::: Recorded data
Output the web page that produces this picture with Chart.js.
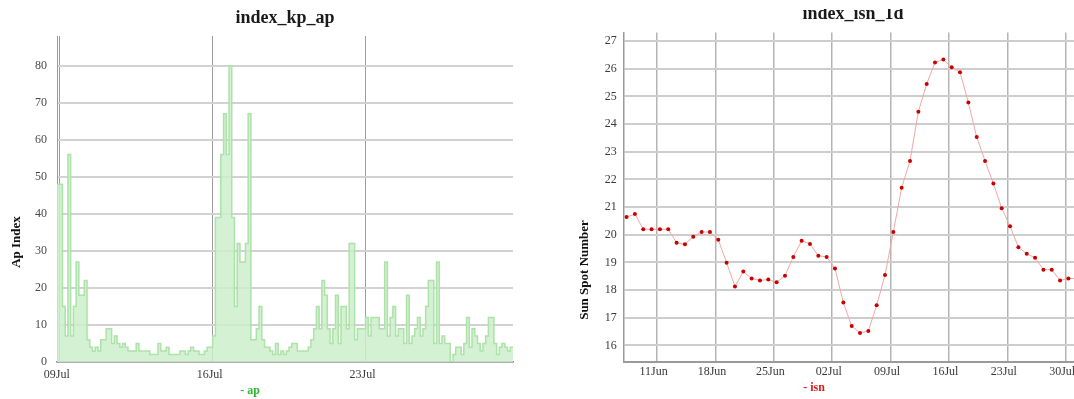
<!DOCTYPE html>
<html>
<head>
<meta charset="utf-8">
<script src="https://cdn.jsdelivr.net/npm/chart.js@4.4.0/dist/chart.umd.min.js"></script>
<style>
  html, body { margin: 0; padding: 0; background: #fff; overflow: hidden; }
  body { width: 1074px; height: 399px; position: relative; }
  #apBox { position: absolute; left: 0; top: 0; width: 537px; height: 399px; }
  #isnClip { position: absolute; left: 540px; top: 9px; width: 534px; height: 390px; overflow: hidden; }
  #isnBox { position: absolute; left: 0; top: -9px; width: 560px; height: 399px; }
</style>
</head>
<body>
<div id="apBox"><canvas id="apChart"></canvas></div>
<div id="isnClip"><div id="isnBox"><canvas id="isnChart"></canvas></div></div>
<script>
// ---- data ----
// 3-hourly ap index, first interval starts 2023-07-08 21:00 UTC
const apStart = Date.UTC(2023, 6, 8, 21);
const apStepHours = 3;
const apValues = [
  48, 48, 15, 7, 56, 7, 15, 27, 18, 18, 22,
  6, 4, 3, 4, 3, 6, 6, 9, 9, 5,
  7, 5, 4, 5, 4, 3, 3, 3, 5, 3,
  3, 3, 3, 2, 2, 2, 5, 3, 3, 4,
  2, 2, 2, 2, 3, 3, 2, 3, 4, 3,
  3, 2, 2, 3, 4, 4, 7, 39, 39, 56,
  67, 56, 80, 39, 15, 32, 27, 27, 32, 67,
  6, 6, 9, 15, 6, 4, 4, 3, 2, 5,
  2, 3, 2, 3, 4, 5, 5, 3, 3, 3,
  3, 4, 6, 9, 15, 9, 22, 18, 9, 5,
  9, 18, 5, 15, 15, 9, 32, 32, 6, 9,
  9, 9, 12, 7, 12, 12, 12, 9, 9, 27,
  7, 12, 15, 7, 9, 9, 5, 18, 5, 7,
  9, 12, 7, 9, 15, 22, 22, 5, 27, 5,
  7, 5, 5, 0, 2, 4, 4, 2, 5, 12,
  4, 9, 7, 5, 3, 5, 7, 12, 12, 5,
  2, 4, 5, 4, 3, 4, 4
];
const apTickLabels = ['09Jul', '16Jul', '23Jul'];

// daily sunspot number, one value per day from 2023-06-07
const isnStart = Date.UTC(2023, 5, 7);
const isnObsHour = 8;
const isnValues = [
  20.64, 20.75, 20.2, 20.2, 20.2, 20.2, 19.71, 19.66, 19.93, 20.1,
  20.1, 19.82, 18.99, 18.13, 18.67, 18.42, 18.35, 18.38, 18.28, 18.52,
  19.2, 19.78, 19.67, 19.24, 19.2, 18.78, 17.55, 16.7, 16.45, 16.52,
  17.45, 18.55, 20.1, 21.7, 22.67, 24.45, 25.45, 26.23, 26.33, 26.05,
  25.87, 24.78, 23.53, 22.67, 21.85, 20.96, 20.31, 19.55, 19.31, 19.17,
  18.74, 18.74, 18.35, 18.42, 18.42
];
const isnTickLabels = ['11Jun', '18Jun', '25Jun', '02Jul', '09Jul', '16Jul', '23Jul', '30Jul'];
const isnRangeStart = '07Jun';
const isnRangeEnd = '01Aug';

// ---- helpers (x values are days since the epoch) ----
const DAY_MS = 86400000;
const MONTHS = ['Jan', 'Feb', 'Mar', 'Apr', 'May', 'Jun', 'Jul', 'Aug', 'Sep', 'Oct', 'Nov', 'Dec'];
function labelToDay(lbl) {
  const d = parseInt(lbl.slice(0, 2), 10);
  const m = MONTHS.indexOf(lbl.slice(2));
  return Date.UTC(2023, m, d) / DAY_MS;
}
function dayToLabel(v) {
  const dt = new Date(Math.round(v * DAY_MS));
  return String(dt.getUTCDate()).padStart(2, '0') + MONTHS[dt.getUTCMonth()];
}

const apPoints = apValues.map((v, i) => ({ x: (apStart + i * apStepHours * 3600000) / DAY_MS, y: v }));
const isnPoints = isnValues.map((v, i) => ({ x: (isnStart + i * DAY_MS + isnObsHour * 3600000) / DAY_MS, y: v }));

// free-standing texts: rotated axis captions and the series key
const sideTexts = {
  id: 'sideTexts',
  afterDraw(chart, args, opts) {
    const ctx = chart.ctx;
    (opts.items || []).forEach(it => {
      ctx.save();
      ctx.font = it.font;
      ctx.fillStyle = it.color;
      ctx.textAlign = 'center';
      ctx.textBaseline = 'middle';
      ctx.translate(it.x, it.y);
      if (it.rotate) ctx.rotate(it.rotate);
      ctx.fillText(it.text, 0, 0);
      ctx.restore();
    });
  }
};

Chart.defaults.font.family = "'Liberation Serif', 'Times New Roman', serif";
Chart.defaults.animation = false;

const serif = "'Liberation Serif', 'Times New Roman', serif";

// ---- left: ap index ----
new Chart(document.getElementById('apChart'), {
  type: 'line',
  data: {
    datasets: [{
      label: 'ap',
      data: apPoints,
      stepped: 'before',
      fill: 'origin',
      backgroundColor: 'rgba(205,238,203,0.85)',
      borderColor: '#ade2a9',
      borderWidth: 1.5,
      pointRadius: 0,
      tension: 0
    }]
  },
  options: {
    responsive: true,
    maintainAspectRatio: false,
    layout: { padding: { left: 0, right: 24, top: 0, bottom: 0 } },
    plugins: {
      legend: { display: false },
      tooltip: { enabled: false },
      title: {
        display: true,
        text: 'index_kp_ap',
        fullSize: false,
        color: '#1a1a1a',
        font: { family: serif, size: 18, weight: 'bold' },
        padding: { top: 8, bottom: 6.4 }
      },
      sideTexts: {
        items: [
          { text: 'Ap Index', x: 16.7, y: 242, rotate: -Math.PI / 2, font: 'bold 13px ' + serif, color: '#111' },
          { text: '- ap', x: 250, y: 391, font: 'bold 12px ' + serif, color: '#2fb52f' }
        ]
      }
    },
    scales: {
      x: {
        type: 'linear',
        min: apPoints[0].x,
        max: apPoints[apPoints.length - 1].x,
        afterBuildTicks: s => { s.ticks = apTickLabels.map(l => ({ value: labelToDay(l) })); },
        afterFit: s => { s.height = 37; },
        ticks: {
          callback: v => dayToLabel(v),
          autoSkip: false, maxRotation: 0, minRotation: 0,
          padding: 6, labelOffset: -3,
          color: '#3a3a3a',
          font: { family: serif, size: 12 }
        },
        grid: { color: '#9c9c9c', lineWidth: 1, drawTicks: false },
        border: { color: '#8a8a8a', width: 1.5 }
      },
      y: {
        type: 'linear',
        min: 0,
        max: 88,
        afterFit: s => { s.width = 57; },
        ticks: {
          stepSize: 10, includeBounds: false,
          padding: 10,
          color: '#4a4a4a',
          font: { family: serif, size: 12 }
        },
        grid: { color: '#d2d2d2', lineWidth: 2, drawTicks: false },
        border: { color: '#9a9a9a', width: 1 }
      }
    }
  },
  plugins: [sideTexts]
});

// ---- right: daily sunspot number ----
new Chart(document.getElementById('isnChart'), {
  type: 'line',
  data: {
    datasets: [{
      label: 'isn',
      data: isnPoints,
      fill: false,
      borderColor: '#f2a6a6',
      borderWidth: 1,
      pointRadius: 2,
      pointBackgroundColor: '#c90000',
      pointBorderWidth: 0,
      tension: 0
    }]
  },
  options: {
    responsive: true,
    maintainAspectRatio: false,
    layout: { padding: { left: 0, right: 17.7, top: 0, bottom: 0 } },
    plugins: {
      legend: { display: false },
      tooltip: { enabled: false },
      title: {
        display: true,
        text: 'index_isn_1d',
        fullSize: false,
        color: '#1a1a1a',
        font: { family: serif, size: 18, weight: 'bold' },
        padding: { top: 3.4, bottom: 7.5 }
      },
      sideTexts: {
        items: [
          { text: 'Sun Spot Number', x: 44.4, y: 270, rotate: -Math.PI / 2, font: 'bold 13px ' + serif, color: '#111' },
          { text: '- isn', x: 274, y: 387.5, font: 'bold 12px ' + serif, color: '#d42020' }
        ]
      }
    },
    scales: {
      x: {
        type: 'linear',
        min: labelToDay(isnRangeStart),
        max: labelToDay(isnRangeEnd),
        afterBuildTicks: s => { s.ticks = isnTickLabels.map(l => ({ value: labelToDay(l) })); },
        afterFit: s => { s.height = 37.5; },
        ticks: {
          callback: v => dayToLabel(v),
          autoSkip: false, maxRotation: 0, minRotation: 0,
          padding: 3, labelOffset: -3.5,
          color: '#3a3a3a',
          font: { family: serif, size: 12 }
        },
        grid: { color: '#b4b4b4', lineWidth: 1.5, drawTicks: false },
        border: { color: '#9a9a9a', width: 2 }
      },
      y: {
        type: 'linear',
        min: 15.42,
        max: 27.31,
        afterFit: s => { s.width = 83.8; },
        ticks: {
          stepSize: 1, includeBounds: false,
          padding: 7,
          color: '#3a3a3a',
          font: { family: serif, size: 12 }
        },
        grid: { color: '#cdcdcd', lineWidth: 2, drawTicks: false },
        border: { color: '#9a9a9a', width: 1.5 }
      }
    }
  },
  plugins: [sideTexts]
});
</script>
</body>
</html>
::::::
Exercise: Your task is to restate word for word the lines from the top of the data to the line containing "const apTickLabels = ['09Jul', '16Jul', '23Jul'];", both ends included, with every picture left out.

Right answer:
Output the web page that produces this picture with Chart.js.
<!DOCTYPE html>
<html>
<head>
<meta charset="utf-8">
<script src="https://cdn.jsdelivr.net/npm/chart.js@4.4.0/dist/chart.umd.min.js"></script>
<style>
  html, body { margin: 0; padding: 0; background: #fff; overflow: hidden; }
  body { width: 1074px; height: 399px; position: relative; }
  #apBox { position: absolute; left: 0; top: 0; width: 537px; height: 399px; }
  #isnClip { position: absolute; left: 540px; top: 9px; width: 534px; height: 390px; overflow: hidden; }
  #isnBox { position: absolute; left: 0; top: -9px; width: 560px; height: 399px; }
</style>
</head>
<body>
<div id="apBox"><canvas id="apChart"></canvas></div>
<div id="isnClip"><div id="isnBox"><canvas id="isnChart"></canvas></div></div>
<script>
// ---- data ----
// 3-hourly ap index, first interval starts 2023-07-08 21:00 UTC
const apStart = Date.UTC(2023, 6, 8, 21);
const apStepHours = 3;
const apValues = [
  48, 48, 15, 7, 56, 7, 15, 27, 18, 18, 22,
  6, 4, 3, 4, 3, 6, 6, 9, 9, 5,
  7, 5, 4, 5, 4, 3, 3, 3, 5, 3,
  3, 3, 3, 2, 2, 2, 5, 3, 3, 4,
  2, 2, 2, 2, 3, 3, 2, 3, 4, 3,
  3, 2, 2, 3, 4, 4, 7, 39, 39, 56,
  67, 56, 80, 39, 15, 32, 27, 27, 32, 67,
  6, 6, 9, 15, 6, 4, 4, 3, 2, 5,
  2, 3, 2, 3, 4, 5, 5, 3, 3, 3,
  3, 4, 6, 9, 15, 9, 22, 18, 9, 5,
  9, 18, 5, 15, 15, 9, 32, 32, 6, 9,
  9, 9, 12, 7, 12, 12, 12, 9, 9, 27,
  7, 12, 15, 7, 9, 9, 5, 18, 5, 7,
  9, 12, 7, 9, 15, 22, 22, 5, 27, 5,
  7, 5, 5, 0, 2, 4, 4, 2, 5, 12,
  4, 9, 7, 5, 3, 5, 7, 12, 12, 5,
  2, 4, 5, 4, 3, 4, 4
];
const apTickLabels = ['09Jul', '16Jul', '23Jul'];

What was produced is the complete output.